Ich will etwas ändern. Weiß aber nicht, wo ich anfangen soll. Ich könnte Bewerbungen schreiben, mich bei einer Schule einschreiben, versuchen mein Abi nachzumachen. Aber was bringt mir das, wenn dies genau so endet, wie jeglicher Versuch bisher? Ich will raus aus diesem Trott, raus aus diesem Seelengefängnis, weg vom Bodensatz der Gesellschaft. Aber es gelingt mir nicht, mit anderen Menschen umzugehen.
Die Band zeigte mir dass ich noch immer nicht fähig bin, kontinuierlich mit anderen Menschen konfrontiert zu werden. Es staut sich binnen weniger Wochen/Monate soviel seelischer Druck an, dass ich das Handtuch werfe, eh ich richtig durchstarten konnte. Im Grunde muss ich das Problem an der Wurzel fassen. Und die Wurzel ist nunmal mein absonderliches Sozialverhalten.
Nur wird dies ohne professionelle Hilfe kaum möglich sein. Aber wo anfangen, wenn keine Krankenversicherung vorhanden ist? Eine KV kann ich mir erst leisten, wenn regelmäßiges Einkommen vorhanden ist. Und um regelmäßiges Einkommen zu erwirtschaften, muss ich erstmal das Problem an der Wurzel packen, um nicht wieder zu versagen – was ich wiederum seit 6 Jahren nicht allein schaffe. Es ist ein Teufelskreis.

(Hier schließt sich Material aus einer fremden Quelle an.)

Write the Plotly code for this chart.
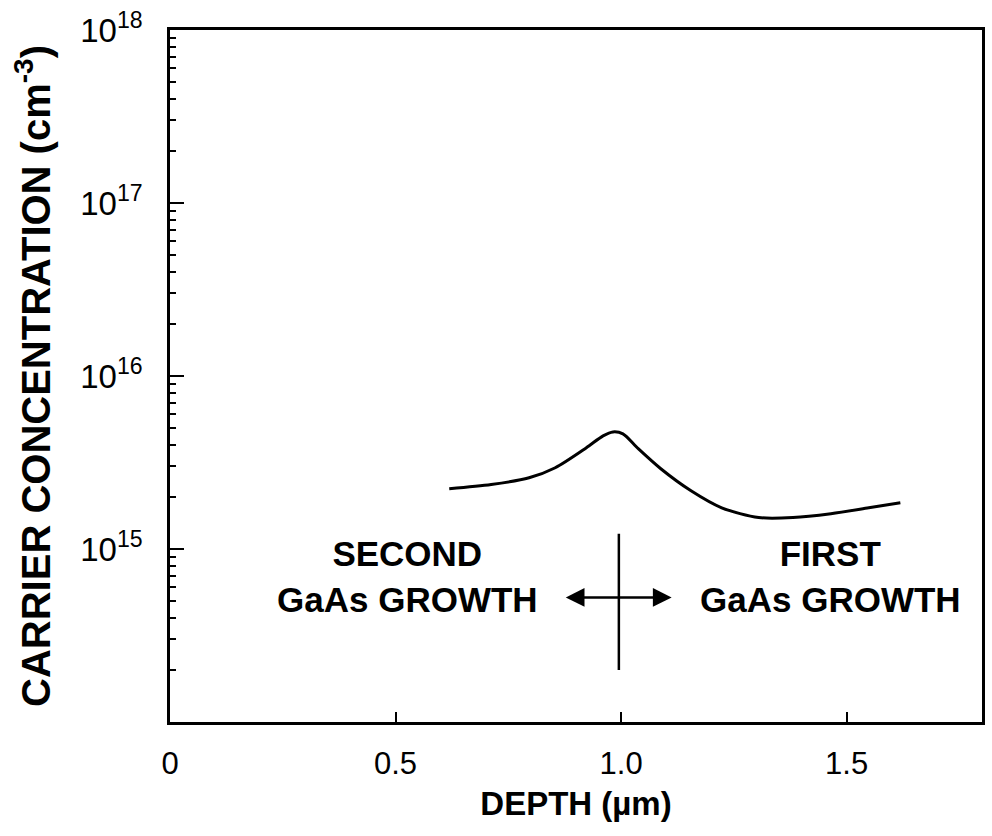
import plotly.graph_objects as go
import math

depth_um = [0.619, 0.712, 0.796, 0.854, 0.923, 0.960, 0.982, 1.004, 1.038,
            1.088, 1.155, 1.223, 1.305, 1.381, 1.465, 1.549, 1.619]
carrier_conc = [2.23e15, 2.36e15, 2.58e15, 2.95e15, 3.85e15, 4.51e15, 4.75e15,
                4.63e15, 3.80e15, 2.91e15, 2.17e15, 1.73e15, 1.52e15, 1.52e15,
                1.60e15, 1.73e15, 1.85e15]

x_tickvals = [0, 0.5, 1.0, 1.5]
x_ticktext = ["0", "0.5", "1.0", "1.5"]
y_tickvals = [1e15, 1e16, 1e17, 1e18]
y_ticktext = ["10<sup>15</sup>", "10<sup>16</sup>", "10<sup>17</sup>", "10<sup>18</sup>"]

interface_x = 0.995
interface_y = [1.25e15, 2.0e14]
arrow_x = [0.874, 1.112]
arrow_y = 5.25e14
label_left = ("SECOND<br>GaAs GROWTH", 0.526, 6.9e14)
label_right = ("FIRST<br>GaAs GROWTH", 1.464, 6.9e14)

FONT = "Liberation Sans, Arial, sans-serif"

fig = go.Figure()
fig.add_trace(go.Scatter(x=depth_um, y=carrier_conc, mode="lines",
                         line=dict(color="black", width=3, shape="spline", smoothing=0.8),
                         showlegend=False, hoverinfo="skip"))

annotations = []
annotations.append(dict(x=interface_x, y=math.log10(interface_y[1]), ax=interface_x,
                        ay=math.log10(interface_y[0]), xref="x", yref="y", axref="x", ayref="y",
                        showarrow=True, arrowhead=0, arrowwidth=2.5, arrowcolor="black", text=""))
annotations.append(dict(x=arrow_x[1], y=math.log10(arrow_y), ax=arrow_x[0], ay=math.log10(arrow_y),
                        xref="x", yref="y", axref="x", ayref="y", text="", showarrow=True,
                        arrowhead=2, startarrowhead=2, arrowside="end+start", arrowsize=1.5,
                        startarrowsize=1.5, arrowwidth=2.5, arrowcolor="black"))
for txt, xx, yy in (label_left, label_right):
    annotations.append(dict(x=xx, y=math.log10(yy), xref="x", yref="y", text=txt, showarrow=False,
                            align="center", font=dict(family=FONT, size=35, color="black", weight="bold")))

fig.update_layout(
    width=992, height=836,
    margin=dict(l=170, r=7, t=28, b=114),
    paper_bgcolor="white", plot_bgcolor="white",
    annotations=annotations,
    xaxis=dict(range=[0, 1.8], tickmode="array", tickvals=x_tickvals, ticktext=x_ticktext,
               ticks="inside", ticklen=10, tickwidth=2, tickcolor="black",
               showline=True, linecolor="black", linewidth=2.5, mirror=True,
               showgrid=False, zeroline=False,
               tickfont=dict(family=FONT, size=31, color="black"),
               ticklabelstandoff=12,
               title=dict(text="DEPTH (µm)", standoff=12,
                          font=dict(family=FONT, size=33, color="black", weight="bold"))),
    yaxis=dict(type="log", range=[14, 18], tickmode="array", tickvals=y_tickvals, ticktext=y_ticktext,
               ticks="inside", ticklen=14, tickwidth=2, tickcolor="black",
               minor=dict(ticks="inside", ticklen=6, tickwidth=2, tickcolor="black", dtick="D1", showgrid=False),
               showline=True, linecolor="black", linewidth=2.5, mirror=True,
               showgrid=False, zeroline=False,
               tickfont=dict(family=FONT, size=33, color="black"),
               ticklabelstandoff=18,
               title=dict(text="CARRIER CONCENTRATION (cm<sup>-3</sup>)", standoff=18,
                          font=dict(family=FONT, size=40, color="black", weight="bold"))),
)

fig.write_html("out.html")
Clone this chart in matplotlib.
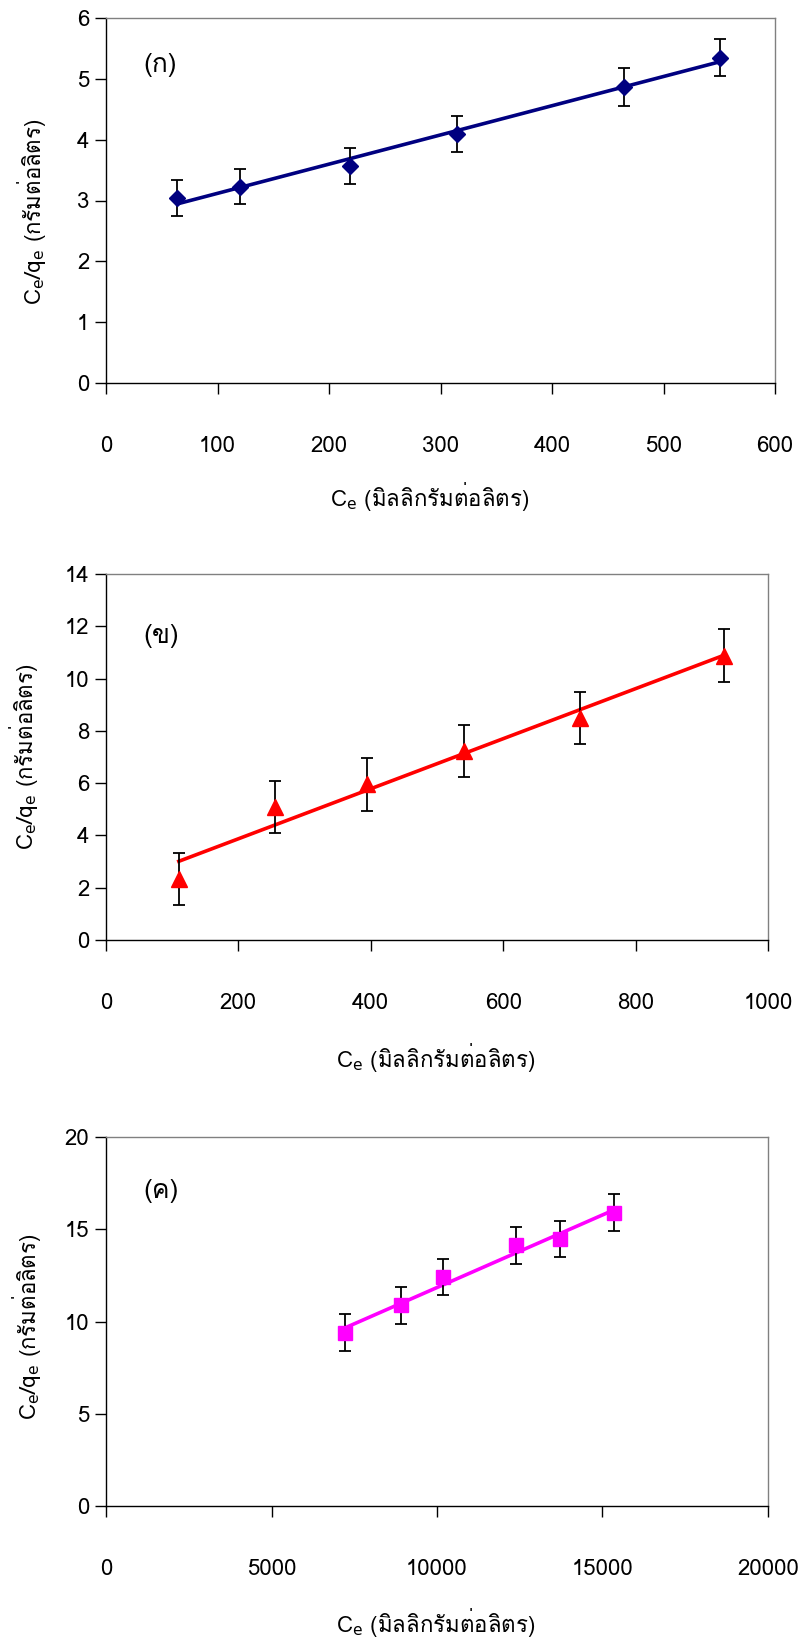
import matplotlib
matplotlib.use("Agg")
import matplotlib.pyplot as plt
import numpy as np
from matplotlib import font_manager
from matplotlib.ft2font import FT2Font

# panel (ก)
ce_a = [64, 120, 219, 315, 465, 551]
y_a = [3.04, 3.23, 3.57, 4.09, 4.87, 5.35]
err_a = [0.30, 0.29, 0.30, 0.30, 0.31, 0.30]

# panel (ข)
ce_b = [110, 255, 394, 541, 716, 934]
y_b = [2.33, 5.09, 5.95, 7.24, 8.49, 10.88]
err_b = [1.0, 1.0, 1.0, 1.0, 1.0, 1.0]

# panel (ค)
ce_c = [7225, 8915, 10170, 12400, 13720, 15350]
y_c = [9.38, 10.88, 12.41, 14.13, 14.47, 15.90]
err_c = [1.0, 1.0, 1.0, 1.0, 1.0, 1.0]

xlabel = r"C$_\mathrm{e}$ (มิลลิกรัมต่อลิตร)"
ylabel = r"C$_\mathrm{e}$/q$_\mathrm{e}$ (กรัมต่อลิตร)"


# look for an installed font that has Thai glyphs
thai_font = None
for f in font_manager.fontManager.ttflist:
    try:
        if 0x0E01 in FT2Font(f.fname).get_charmap():
            thai_font = f.name
            break
    except Exception:
        pass

fams = ["Liberation Sans Narrow"]
if thai_font:
    fams.append(thai_font)
fams.append("DejaVu Sans")
plt.rcParams["font.family"] = fams
plt.rcParams["mathtext.fontset"] = "custom"
plt.rcParams["mathtext.rm"] = "Liberation Sans Narrow"
plt.rcParams["mathtext.it"] = "Liberation Sans Narrow"

W, H = 803, 1641
fig = plt.figure(figsize=(W / 100, H / 100), dpi=100)


def make_ax(left, right, top, bottom):
    return fig.add_axes([left / W, 1 - bottom / H, (right - left) / W, (bottom - top) / H])


panels = [
    dict(box=(106, 775, 18, 383), x=ce_a, y=y_a, e=err_a, color="#000080", marker="D", ms=8.5,
         xlim=(0, 600), xt=np.arange(0, 601, 100), ylim=(0, 6), yt=np.arange(0, 7, 1),
         tag="(ก)", tag_y=0.87, xl=(0.483, -0.31), yl=(-0.112, 0.47)),
    dict(box=(106, 768, 574, 940), x=ce_b, y=y_b, e=err_b, color="#FF0000", marker="^", ms=11,
         xlim=(0, 1000), xt=np.arange(0, 1001, 200), ylim=(0, 14), yt=np.arange(0, 15, 2),
         tag="(ข)", tag_y=0.83, xl=(0.498, -0.32), yl=(-0.125, 0.5)),
    dict(box=(106, 768, 1137, 1506), x=ce_c, y=y_c, e=err_c, color="#FF00FF", marker="s", ms=10,
         xlim=(0, 20000), xt=np.arange(0, 20001, 5000), ylim=(0, 20), yt=np.arange(0, 21, 5),
         tag="(ค)", tag_y=0.855, xl=(0.498, -0.317), yl=(-0.12, 0.486)),
]

for p in panels:
    ax = make_ax(*p["box"])
    x = np.array(p["x"])
    y = np.array(p["y"])
    k, b = np.polyfit(x, y, 1)
    ax.plot([x.min(), x.max()], [k * x.min() + b, k * x.max() + b], color=p["color"], lw=2.6, zorder=2)
    ax.errorbar(x, y, yerr=p["e"], fmt="none", ecolor="black", elinewidth=1.3, capsize=4.5,
                capthick=1.3, zorder=3)
    ax.plot(x, y, ls="none", marker=p["marker"], ms=p["ms"], color=p["color"], zorder=4)

    ax.set_xlim(*p["xlim"])
    ax.set_ylim(*p["ylim"])
    ax.set_xticks(p["xt"])
    ax.set_yticks(p["yt"])
    ax.tick_params(axis="x", direction="out", length=8, width=1, pad=30, labelsize=16)
    ax.tick_params(axis="y", direction="out", length=8, width=1, pad=4, labelsize=16)
    for s in ("top", "right"):
        ax.spines[s].set_color("#808080")
    for s in ("left", "bottom"):
        ax.spines[s].set_color("black")
    for s in ax.spines.values():
        s.set_linewidth(1)

    ax.set_xlabel(xlabel, fontsize=16, va="center", ha="center")
    ax.xaxis.set_label_coords(*p["xl"])
    ax.set_ylabel(ylabel, fontsize=16, va="center", ha="center")
    ax.yaxis.set_label_coords(*p["yl"])
    ax.text(0.056, p["tag_y"], p["tag"], transform=ax.transAxes, fontsize=19, va="center", ha="left")

fig.savefig("out.png", dpi=100)
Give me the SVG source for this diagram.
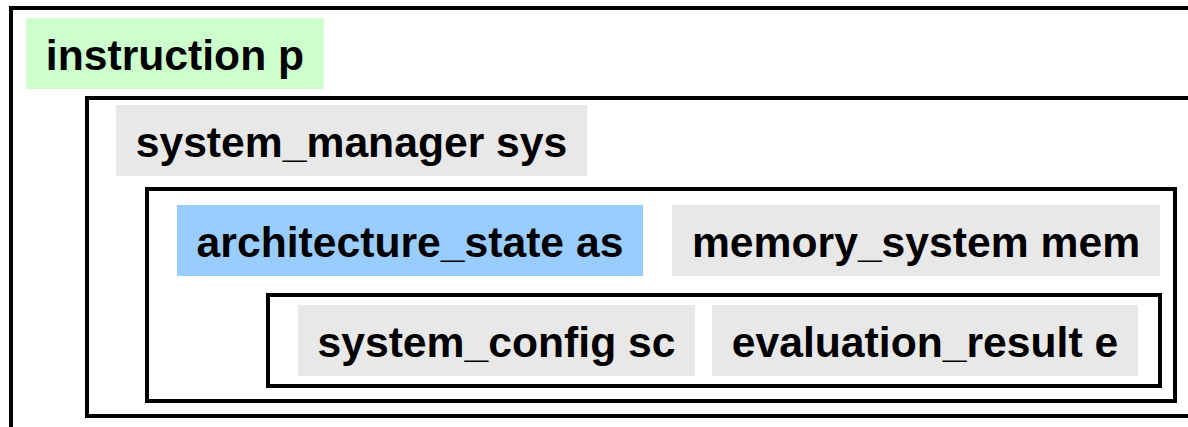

Kommt hinzu, dass ich panische Angst vor der Wahrheit habe, die sich in meinem Kopf verbirgt. Ich kann schließlich nicht leugnen, dass da oben anscheinend irgendwas nicht stimmt.. Ich könnte meiner Mutter mein Herz ausschütten, aber davor drücke ich mich permanent. Ich bin der Ansicht, dass es an ihr ist, nachzufragen. Seit 6 Jahren wird hier dieser offensichtliche Missstand einfach totgeschwiegen. Ich hatte eine wunderbare Kindheit und Jugend, das Verhältnis zu meiner Familie ist immer gut gewesen, aber ich schaffe es nicht, meine Problematik darzulegen. Es ist beschämend genug, dass es überhaupt soweit gekommen ist.